Title: Gallai and transitive colorings
Abstract:
An edge-coloring of the complete graph K_n is called *Gallai* if it contains no rainbow triangle, namely a triangle with edges of (three) different colors. This concept was applied in a seminal paper of Gallai (1967) to characterize comparability graphs, and has been extensively studied since then. For example, the anti-Ramsey problem posed by Erd\H{o}s, Simonovits and S\'{o}s (1975) asks for the maximal number of colors in an edge-coloring of K_n with no rainbow subgraph isomorphic to a given graph H. For H = K_3 they showed that the number is n-1.
An analogue of this notion for directed graphs was introduced by Berenstein, Greenstein and Li (2017), in their study of monomial braidings.
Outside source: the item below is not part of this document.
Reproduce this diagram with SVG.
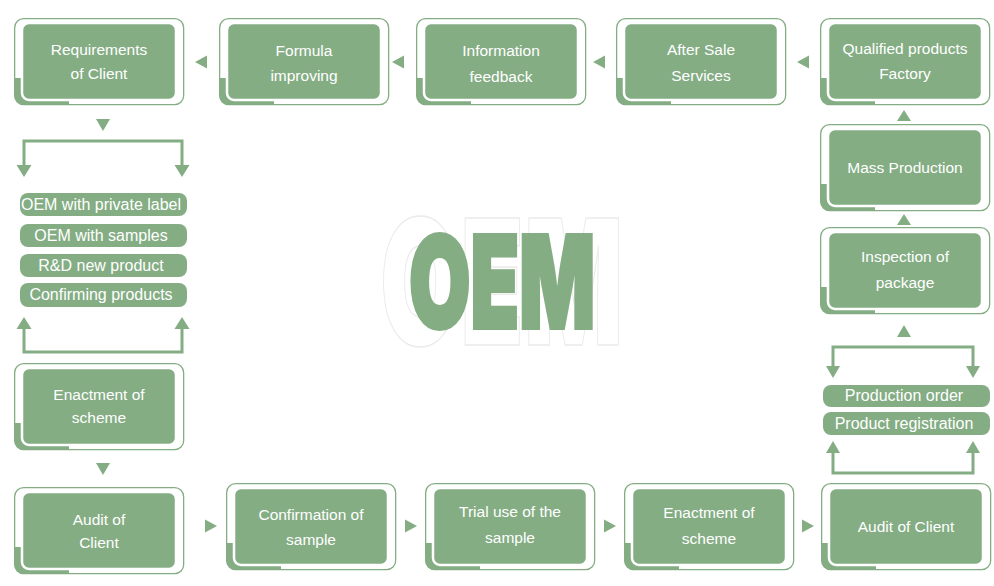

Consider the transitive tournament tK_n, with vertices 1, ..., n and a directed edge (i,j) for any i < j. A coloring f of the edges of tK_n is called *transitive* if $f(i,k) \in \{f(i,j), f(j,k)\}$, for all i < j < k. Clearly, a transitive coloring of tK_n induces a Gallai coloring of the underlying K_n, but not conversely.
We plan to describe various enumerative, structural and algebraic aspects of Gallai and transitive colorings, as well as extensions far beyond complete graphs. For example, the number of *maximal* (namely, using exactly n-1 colors) Gallai colorings of K_n is the double factorial (2n-3)!!, while the number of maximal transitive colorings of tK_n is the Catalan number C_{n-1}. On the structural side, every maximal Gallai coloring (and every maximal transitive coloring) contains a rainbow hamiltonian path, and also an edge with a unique color. On the algebraic side, corresponding quasisymmetric functions are in fact symmetric and Schur-positive, and there are connections to Orlik-Terao algebras of hyperplane arrangements.
The talk is based on joint works with Arkady Berenstein, Jacob Greenstein, Jianrong Li, Avichai Marmor and Yuval Roichman.